The question as to the truthfulness of the details related by Hamilton is one of the greatest importance. In reply to Lord Hailes’s remark that the chronology of the Memoirs is not exact, Horace Walpole exclaimed, “What has that book to do with chronology?” Hallam, likewise, was of opinion that the Memoirs “scarcely challenge a place as historical.” It must be admitted that Hamilton produced a book which is too much a work of art to be entirely trustworthy, and the subject-matter is often arranged for effect, which would scarcely have been allowed if strict accuracy had been the main object.

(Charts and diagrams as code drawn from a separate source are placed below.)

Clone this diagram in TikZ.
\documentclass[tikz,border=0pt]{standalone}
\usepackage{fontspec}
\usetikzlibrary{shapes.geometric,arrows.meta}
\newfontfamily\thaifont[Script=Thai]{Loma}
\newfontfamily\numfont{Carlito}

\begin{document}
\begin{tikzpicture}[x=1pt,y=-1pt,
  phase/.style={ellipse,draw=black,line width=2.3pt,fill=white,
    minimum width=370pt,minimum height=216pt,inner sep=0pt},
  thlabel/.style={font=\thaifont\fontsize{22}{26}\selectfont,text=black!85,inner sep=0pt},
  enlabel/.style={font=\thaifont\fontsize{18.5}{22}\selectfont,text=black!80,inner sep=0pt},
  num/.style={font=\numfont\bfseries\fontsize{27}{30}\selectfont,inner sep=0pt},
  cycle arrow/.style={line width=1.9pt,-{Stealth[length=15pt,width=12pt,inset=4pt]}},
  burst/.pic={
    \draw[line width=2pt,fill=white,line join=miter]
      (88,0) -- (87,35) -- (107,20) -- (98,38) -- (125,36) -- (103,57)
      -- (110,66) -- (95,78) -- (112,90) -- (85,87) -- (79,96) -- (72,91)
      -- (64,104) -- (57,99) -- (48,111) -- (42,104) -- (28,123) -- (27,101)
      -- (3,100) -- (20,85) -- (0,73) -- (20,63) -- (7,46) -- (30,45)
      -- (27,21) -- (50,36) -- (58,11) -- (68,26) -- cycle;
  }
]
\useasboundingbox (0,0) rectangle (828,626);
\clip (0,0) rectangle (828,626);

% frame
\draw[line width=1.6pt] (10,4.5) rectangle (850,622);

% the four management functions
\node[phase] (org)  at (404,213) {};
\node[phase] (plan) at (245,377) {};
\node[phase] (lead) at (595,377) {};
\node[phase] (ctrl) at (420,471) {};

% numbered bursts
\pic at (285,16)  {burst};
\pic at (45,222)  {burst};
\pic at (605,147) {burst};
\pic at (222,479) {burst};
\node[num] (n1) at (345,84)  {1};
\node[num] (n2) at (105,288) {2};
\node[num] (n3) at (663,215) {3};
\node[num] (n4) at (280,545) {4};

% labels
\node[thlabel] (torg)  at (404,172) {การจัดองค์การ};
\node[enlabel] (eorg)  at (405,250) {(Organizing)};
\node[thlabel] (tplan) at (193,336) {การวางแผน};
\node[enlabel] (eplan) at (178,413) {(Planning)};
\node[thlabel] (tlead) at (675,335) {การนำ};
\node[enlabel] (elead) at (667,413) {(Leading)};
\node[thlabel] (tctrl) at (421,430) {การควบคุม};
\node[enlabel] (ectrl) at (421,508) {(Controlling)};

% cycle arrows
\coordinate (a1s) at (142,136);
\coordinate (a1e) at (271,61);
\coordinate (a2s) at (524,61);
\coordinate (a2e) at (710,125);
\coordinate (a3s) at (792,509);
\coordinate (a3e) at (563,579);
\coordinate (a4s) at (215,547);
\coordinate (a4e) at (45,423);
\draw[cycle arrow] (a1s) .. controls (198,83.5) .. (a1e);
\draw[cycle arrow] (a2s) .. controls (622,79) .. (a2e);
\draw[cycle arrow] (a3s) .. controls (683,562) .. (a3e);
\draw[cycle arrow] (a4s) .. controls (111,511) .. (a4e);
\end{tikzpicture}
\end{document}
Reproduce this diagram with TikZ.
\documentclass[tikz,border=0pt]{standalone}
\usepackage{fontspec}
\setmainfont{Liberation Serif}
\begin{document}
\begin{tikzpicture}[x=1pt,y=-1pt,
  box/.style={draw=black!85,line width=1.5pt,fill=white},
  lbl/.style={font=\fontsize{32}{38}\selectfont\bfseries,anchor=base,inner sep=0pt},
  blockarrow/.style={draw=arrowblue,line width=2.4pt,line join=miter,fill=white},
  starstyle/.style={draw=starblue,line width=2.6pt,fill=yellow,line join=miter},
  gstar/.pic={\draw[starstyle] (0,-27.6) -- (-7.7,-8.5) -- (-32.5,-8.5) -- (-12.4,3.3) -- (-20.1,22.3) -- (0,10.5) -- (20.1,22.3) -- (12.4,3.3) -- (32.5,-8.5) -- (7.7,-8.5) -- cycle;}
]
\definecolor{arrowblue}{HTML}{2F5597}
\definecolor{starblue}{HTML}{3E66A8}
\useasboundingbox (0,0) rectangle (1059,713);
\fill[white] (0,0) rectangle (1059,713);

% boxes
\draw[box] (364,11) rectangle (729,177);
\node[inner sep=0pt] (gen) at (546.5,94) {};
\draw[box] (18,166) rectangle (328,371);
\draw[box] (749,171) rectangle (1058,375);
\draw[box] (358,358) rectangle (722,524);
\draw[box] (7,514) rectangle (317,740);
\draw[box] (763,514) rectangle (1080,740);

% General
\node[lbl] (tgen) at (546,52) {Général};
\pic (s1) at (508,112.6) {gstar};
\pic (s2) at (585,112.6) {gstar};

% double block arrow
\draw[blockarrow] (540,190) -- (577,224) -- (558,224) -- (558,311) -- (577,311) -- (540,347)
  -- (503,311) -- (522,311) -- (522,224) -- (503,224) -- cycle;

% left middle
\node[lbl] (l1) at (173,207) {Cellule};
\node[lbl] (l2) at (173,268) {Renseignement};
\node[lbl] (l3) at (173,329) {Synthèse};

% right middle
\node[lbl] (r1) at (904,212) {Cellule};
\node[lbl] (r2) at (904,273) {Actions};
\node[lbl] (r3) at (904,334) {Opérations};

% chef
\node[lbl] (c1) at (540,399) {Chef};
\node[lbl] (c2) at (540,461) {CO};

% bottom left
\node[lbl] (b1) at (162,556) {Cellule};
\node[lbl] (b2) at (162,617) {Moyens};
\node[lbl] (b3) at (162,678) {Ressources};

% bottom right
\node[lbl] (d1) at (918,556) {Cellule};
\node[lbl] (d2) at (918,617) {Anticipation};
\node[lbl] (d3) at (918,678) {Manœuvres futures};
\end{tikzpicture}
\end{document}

Anthony Hamilton became an intimate friend of Gramont immediately after his arrival in England; but he never mentions himself in his book. Moreover, he purposely confuses the circumstances and date of Gramont’s marriage with his sister, Elizabeth Hamilton, which actually took place in December, 1663.

There is evidence that the chevalier de Gramont and his wife left London for France in November, 1664, and took up their permanent residence there. They appear to have made frequent visits to the English court in succeeding years; but their settlement in France in itself proves that the later portion of the book, some of the incidents in which seem to have occurred in the year 1669, must have been written by Hamilton without help from Gramont. Therefore, the following passage from the last chapter can hardly be considered to be written in good faith:

  • We profess to insert nothing in these Memoirs but what we have from the mouth of him whose actions we transmit to posterity.